What I see every week are founders who are building with purpose. Recently, I spoke with two female entrepreneurs developing technology to make natural childbirth safer. Not because it’s trendy, but because they’ve seen the gaps firsthand and believe they can do something about it. I met a founder working on microgrid systems so homeowners can build more resilient energy infrastructure. These conversations don’t feel like they’re chasing the next headline. They feel grounded in lived experience and genuine conviction.
That kind of ambition may not always fit neatly into a Silicon Valley template, but that doesn’t make it small. In fact, it may be more durable.
The real risk for Santa Cruz isn’t that we become Silicon Valley overnight. It’s that we fail to build the support structures our own founders need in order to stay and thrive here. Without intentional mentorship, access to aligned capital, and a network that believes in them, even the most promising companies can stall or relocate. And when that happens, we don’t just lose startups. We lose the compounding effect of experience, talent, and belief that makes an ecosystem resilient.
It’s worth remembering that Santa Cruz has already produced transformative companies — Looker, Joby Aviation, Borland, Seagate, Rainmaker. The capacity for innovation here isn’t hypothetical. It’s proven. What has been less consistent is the connective tissue that helps early-stage founders bridge the gap between good idea and enduring company.
Santa Cruz Accelerates is an attempt to strengthen that connective tissue. Not by importing a prefabricated Silicon Valley playbook, but by building something that reflects this region’s character — ambitious, certainly, but also thoughtful and values-driven. The goal isn’t to scale for the sake of scale. It’s to help founders build companies that can compete globally while remaining rooted locally.
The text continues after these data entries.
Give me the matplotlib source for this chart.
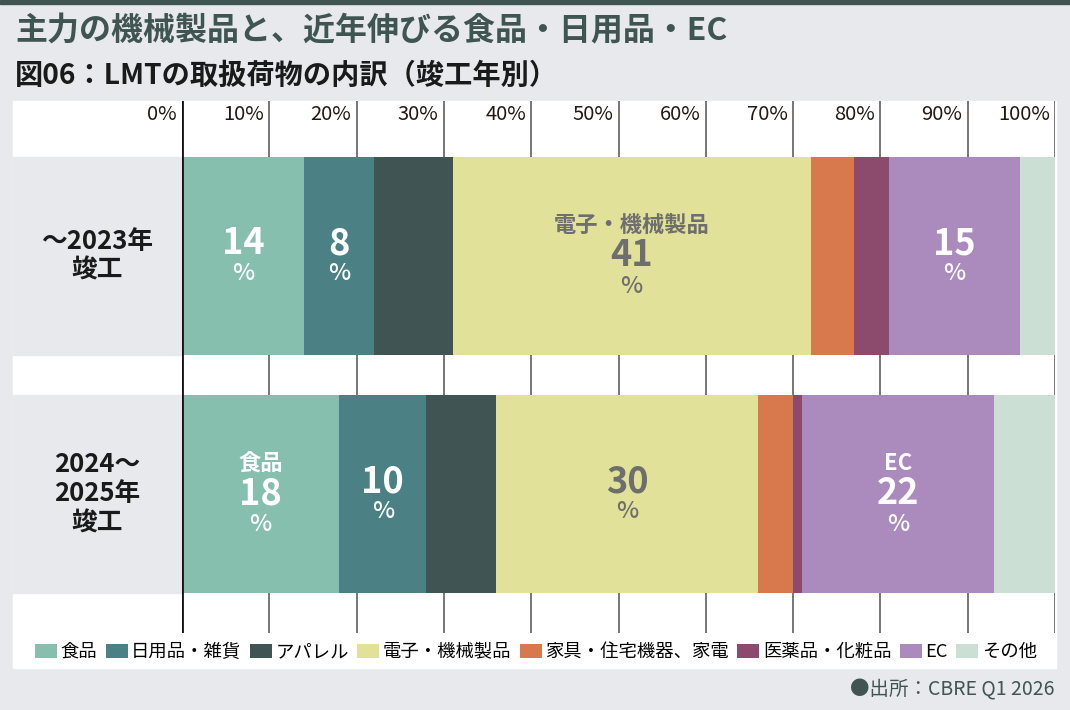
import numpy as np
import matplotlib.pyplot as plt
from matplotlib.patches import Rectangle, Patch
from matplotlib.transforms import blended_transform_factory

plt.rcParams['font.family'] = ['Noto Sans CJK JP', 'DejaVu Sans']

# data
categories = ['食品', '日用品・雑貨', 'アパレル', '電子・機械製品',
              '家具・住宅機器、家電', '医薬品・化粧品', 'EC', 'その他']
colors = ['#86bfad', '#4b8184', '#405453', '#e1e19a',
          '#d8784d', '#8c4b6d', '#ab8bbd', '#cbdfd4']
row_labels = ['～2023年\n竣工', '2024～\n2025年\n竣工']
share_2023 = [14, 8, 9, 41, 5, 4, 15, 4]
share_2025 = [18, 10, 8, 30, 4, 1, 22, 7]
shares = [share_2023, share_2025]
tick_values = list(range(0, 101, 10))
# which segments carry a value label, and which also show the category name
labeled = [0, 1, 3, 6]
named = [[3], [0, 6]]

W, H = 1070, 710
fig = plt.figure(figsize=(10.7, 7.1), dpi=100)
fig.patch.set_facecolor('#e8e9ec')


def fx(px):
    return px / W


def fy(py):
    return 1 - py / H


fig.patches.append(Rectangle((0, fy(4)), 1, 4 / H, transform=fig.transFigure,
                             color='#3f5552', zorder=0))
fig.patches.append(Rectangle((fx(13), fy(668)), fx(1056) - fx(13), (668 - 101) / H,
                             transform=fig.transFigure, color='white', zorder=0))

fig.text(fx(15), fy(31), '主力の機械製品と、近年伸びる食品・日用品・EC',
         fontsize=23, weight='bold', color='#3f5552', va='center')
fig.text(fx(15), fy(76), '図06：LMTの取扱荷物の内訳（竣工年別）',
         fontsize=20.3, weight='bold', color='#1a1a1a', va='center')
fig.text(fx(1055), fy(690), '●出所：CBRE Q1 2026', fontsize=14,
         color='#3f5552', ha='right', va='center')

ax = fig.add_axes([fx(182), fy(633), (1055 - 182) / W, (633 - 101) / H])
ax.set_zorder(3)
ax.set_facecolor('none')
ax.set_xlim(0, 100)
ax.set_ylim(1.584, -0.651)
for s in ax.spines.values():
    s.set_visible(False)
ax.set_xticks([])
ax.set_yticks([])

bar_h = 0.832
for t in tick_values:
    if t == 0:
        ax.axvline(t, color='#111111', lw=2, zorder=5)
    else:
        ax.axvline(t, color='#7a7575', lw=1.4, zorder=1)
    ax.text(t - 0.6, 0.974, f'{t}%', transform=ax.get_xaxis_transform(),
            ha='right', va='center', fontsize=14.5, color='#231815')

lab_trans = blended_transform_factory(fig.transFigure, ax.transData)
for i, vals in enumerate(shares):
    lefts = np.concatenate([[0], np.cumsum(vals)[:-1]])
    ax.barh([i] * len(vals), vals, left=lefts, height=bar_h, color=colors, zorder=2)
    ax.add_patch(Rectangle((fx(13), i - bar_h / 2), fx(182) - fx(13), bar_h,
                           transform=lab_trans, color='#e8e9ec', clip_on=False, zorder=2))
    ax.text(fx(97), i, row_labels[i], transform=lab_trans, ha='center', va='center',
            fontsize=18.5, weight='bold', color='#1a1a1a', linespacing=1.1)
    for j in labeled:
        cx = lefts[j] + vals[j] / 2
        tc = '#6e6e6e' if j == 3 else 'white'
        if j in named[i]:
            offs = (-30, 0, 31)
            ax.annotate(categories[j], (cx, i), xytext=(0, -offs[0]),
                        textcoords='offset pixels', ha='center', va='center',
                        fontsize=16, weight='bold', color=tc, zorder=6)
        else:
            offs = (None, -12, 18)
        ax.annotate(str(vals[j]), (cx, i), xytext=(0, -offs[1]),
                    textcoords='offset pixels', ha='center', va='center',
                    fontsize=26, weight='bold', color=tc, zorder=6)
        ax.annotate('%', (cx, i), xytext=(0, -offs[2]),
                    textcoords='offset pixels', ha='center', va='center',
                    fontsize=17, weight='medium', color=tc, zorder=6)

handles = [Patch(facecolor=c, edgecolor='none') for c in colors]
fig.legend(handles, categories, loc='center', bbox_to_anchor=(fx(536), fy(652)),
           ncol=8, frameon=False, fontsize=13.2, handlelength=1.2, handleheight=0.8,
           handletextpad=0.2, columnspacing=0.45, borderaxespad=0)

fig.savefig('out.png', dpi=100)
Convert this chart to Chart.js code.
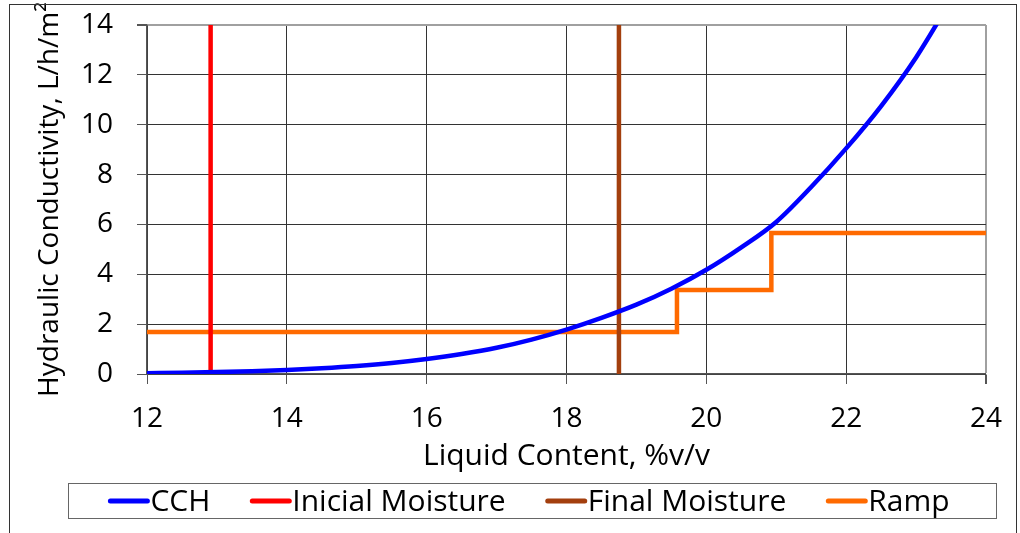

When I think about Dharmas dropping the “Mc,” I don’t hear a rebellious anthem in the background. I see a quiet decision to stop measuring success by proximity to something else. That kind of confidence doesn’t shout. It settles in and does the work.
Santa Cruz has the opportunity to do the same. We can support serious founders, attract serious capital, and build serious companies without becoming an imitation of our neighbor over the hill. In fact, our distinctiveness may be the very thing that makes this ecosystem worth investing in.
If you’re a founder who wants to build something meaningful here, I hope you’ll reach out. And if you’re an investor, operator, or community partner who believes that long-term value is often created in places with strong identity and staying power, I’d welcome that conversation as well.
We don’t need to become Silicon Valley to matter. We simply need to build, deliberately and confidently, as Santa Cruz.